Applicant has added new claim 24 that further distinguishes over the references. Claim 
24 includes the features of ". . . a first mannequin including ... a first camera supported by the 
first mannequin ... a second mannequin including ... a second camera supported by the second 
mannequin, ... a first body suit having motion sensors disposed over the first body suit, . . . 
motion actuators . . . and a processor receiving and processing the first image and the second 
image over a communications network. Claim 24 also includes a set of goggles having a display 
. . . rendering on the display at least one of the first image and the second image . . . and a second 
body suit ... ." 

Newly added claim 24 is allowable at least for the reasons discussed above because no 
combination of Choy, Yee and Abbasi suggest at least a camera supported by both the first and 
the second mannequins. Claim 24 is also allowable because no combination of the references 
suggests the arrangement of the first and second mannequins.

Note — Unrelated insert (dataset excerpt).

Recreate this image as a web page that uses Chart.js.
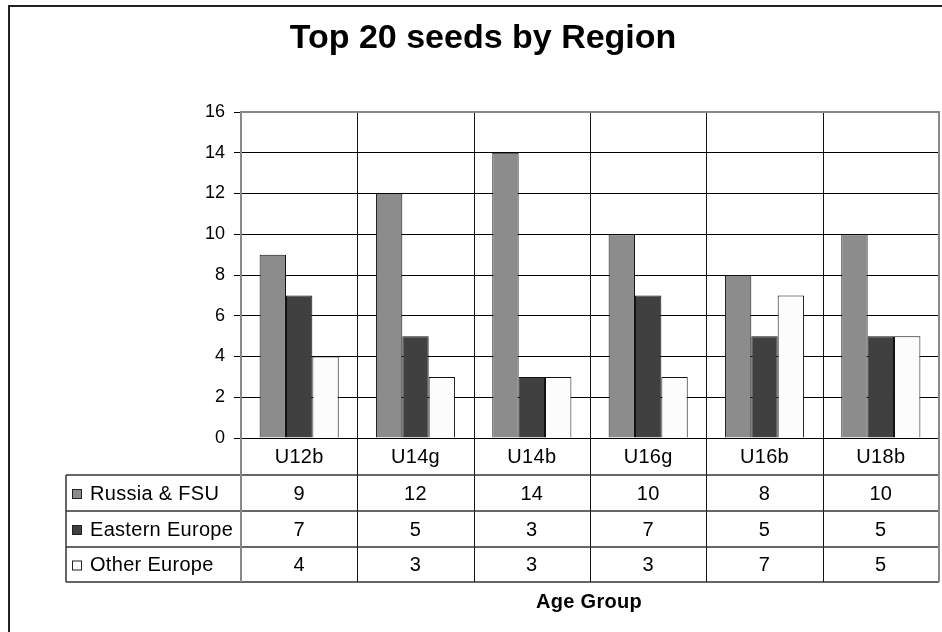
<!DOCTYPE html>
<html>
<head>
<meta charset="utf-8">
<title>Top 20 seeds by Region</title>
<script src="https://cdn.jsdelivr.net/npm/chart.js@4.4.1/dist/chart.umd.min.js"></script>
<style>
  html, body { margin: 0; padding: 0; background: #fff; }
  canvas { display: block; }
</style>
</head>
<body>
<canvas id="chart" width="942" height="632"></canvas>
<script>
// data
const categories = ['U12b', 'U14g', 'U14b', 'U16g', 'U16b', 'U18b'];
const seriesNames = ['Russia & FSU', 'Eastern Europe', 'Other Europe'];
const russiaFsu = [9, 12, 14, 10, 8, 10];
const easternEurope = [7, 5, 3, 7, 5, 5];
const otherEurope = [4, 3, 3, 3, 7, 5];
const yMin = 0, yMax = 16, yStep = 2;

const fills = ['#8c8c8c', '#404040', '#fcfcfc'];
const FONT = '"Liberation Sans", Arial, sans-serif';

Chart.defaults.font.family = FONT;
Chart.defaults.color = '#000';

// title, frame, category separators and the data table under the plot
const excelTable = {
  id: 'excelTable',
  afterDraw(chart) {
    const ctx = chart.ctx;
    const area = chart.chartArea;
    const x = chart.scales.x;
    const half = (x.getPixelForValue(1) - x.getPixelForValue(0)) / 2;
    const rows = [area.bottom, 475, 511, 547, 582];
    const tableLeft = 66;

    ctx.save();

    // outer frame
    ctx.strokeStyle = '#222';
    ctx.lineWidth = 2;
    ctx.beginPath();
    ctx.moveTo(9, 632);
    ctx.lineTo(9, 6);
    ctx.lineTo(942, 6);
    ctx.stroke();

    // title
    ctx.fillStyle = '#000';
    ctx.font = 'bold 34px ' + FONT;
    ctx.textAlign = 'center';
    ctx.textBaseline = 'alphabetic';
    ctx.fillText('Top 20 seeds by Region', 483, 48);

    // vertical separators between categories (plot + table)
    ctx.strokeStyle = '#111';
    ctx.lineWidth = 1;
    for (let i = 1; i < categories.length; i++) {
      const px = Math.round(x.getPixelForValue(i) - half) + 0.5;
      ctx.beginPath();
      ctx.moveTo(px, area.top);
      ctx.lineTo(px, rows[4]);
      ctx.stroke();
    }

    // table horizontal lines
    ctx.strokeStyle = '#333';
    ctx.lineWidth = 1.5;
    for (let r = 1; r < rows.length; r++) {
      ctx.beginPath();
      ctx.moveTo(tableLeft, rows[r]);
      ctx.lineTo(area.right, rows[r]);
      ctx.stroke();
    }
    ctx.beginPath();
    ctx.moveTo(tableLeft, rows[1]);
    ctx.lineTo(tableLeft, rows[4]);
    ctx.stroke();

    // axis line continued through table, plot border
    ctx.strokeStyle = '#888';
    ctx.lineWidth = 2;
    ctx.beginPath();
    ctx.moveTo(area.left, area.bottom);
    ctx.lineTo(area.left, rows[4]);
    ctx.stroke();
    ctx.beginPath();
    ctx.moveTo(area.left, area.top);
    ctx.lineTo(area.right, area.top);
    ctx.lineTo(area.right, rows[4]);
    ctx.stroke();

    // category labels
    ctx.fillStyle = '#000';
    ctx.font = '20px ' + FONT;
    ctx.letterSpacing = '0.3px';
    ctx.textBaseline = 'middle';
    ctx.textAlign = 'center';
    categories.forEach((c, i) => {
      ctx.fillText(c, x.getPixelForValue(i), (rows[0] + rows[1]) / 2 + 1);
    });

    // series rows
    const series = [russiaFsu, easternEurope, otherEurope];
    series.forEach((vals, r) => {
      const cy = (rows[r + 1] + rows[r + 2]) / 2 + 1;
      ctx.fillStyle = fills[r];
      ctx.strokeStyle = '#222';
      ctx.lineWidth = 1;
      ctx.fillRect(72, cy - 5, 9, 9);
      ctx.strokeRect(72.5, cy - 4.5, 9, 9);
      ctx.fillStyle = '#000';
      ctx.textAlign = 'left';
      ctx.fillText(seriesNames[r], 90, cy);
      ctx.textAlign = 'center';
      vals.forEach((v, i) => ctx.fillText(String(v), x.getPixelForValue(i), cy));
    });

    // axis title
    ctx.font = 'bold 20px ' + FONT;
    ctx.fillText('Age Group', 589, 602);

    ctx.restore();
  }
};

new Chart(document.getElementById('chart'), {
  type: 'bar',
  data: {
    labels: categories,
    datasets: [
      { label: seriesNames[0], data: russiaFsu, backgroundColor: fills[0] },
      { label: seriesNames[1], data: easternEurope, backgroundColor: fills[1] },
      { label: seriesNames[2], data: otherEurope, backgroundColor: fills[2] },
    ].map(d => Object.assign(d, {
      borderColor: '#111',
      borderWidth: 1,
      borderSkipped: 'bottom',
      categoryPercentage: 0.68,
      barPercentage: 1,
    })),
  },
  options: {
    responsive: false,
    animation: false,
    layout: { padding: { top: 112, right: 3, bottom: 194, left: 0 } },
    plugins: {
      legend: { display: false },
      title: { display: false },
      tooltip: { enabled: false },
    },
    scales: {
      x: { display: false },
      y: {
        min: yMin,
        max: yMax,
        ticks: { stepSize: yStep, color: '#000', font: { size: 18 }, padding: 9 },
        grid: { color: '#000', lineWidth: 1, tickLength: 7 },
        border: { color: '#888', width: 2 },
        afterFit(scale) { scale.width = 241; },
      },
    },
  },
  plugins: [excelTable],
});
</script>
</body>
</html>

Claim 25 is allowable with claim 
24 as well as for analogous reasons discussed above. 

It is believed that all the rejections and/or objections raised by the examiner have been 
addressed. 

In view of the foregoing, applicant respectfully submits that the application is in 
condition for allowance and such action is respectfully requested at the examiner's earliest 
convenience. 

All of the dependent claims are patentable for at least the reasons for which the claims on 
which they depend are patentable. 

Canceled claims, if any, have been canceled without prejudice or disclaimer. 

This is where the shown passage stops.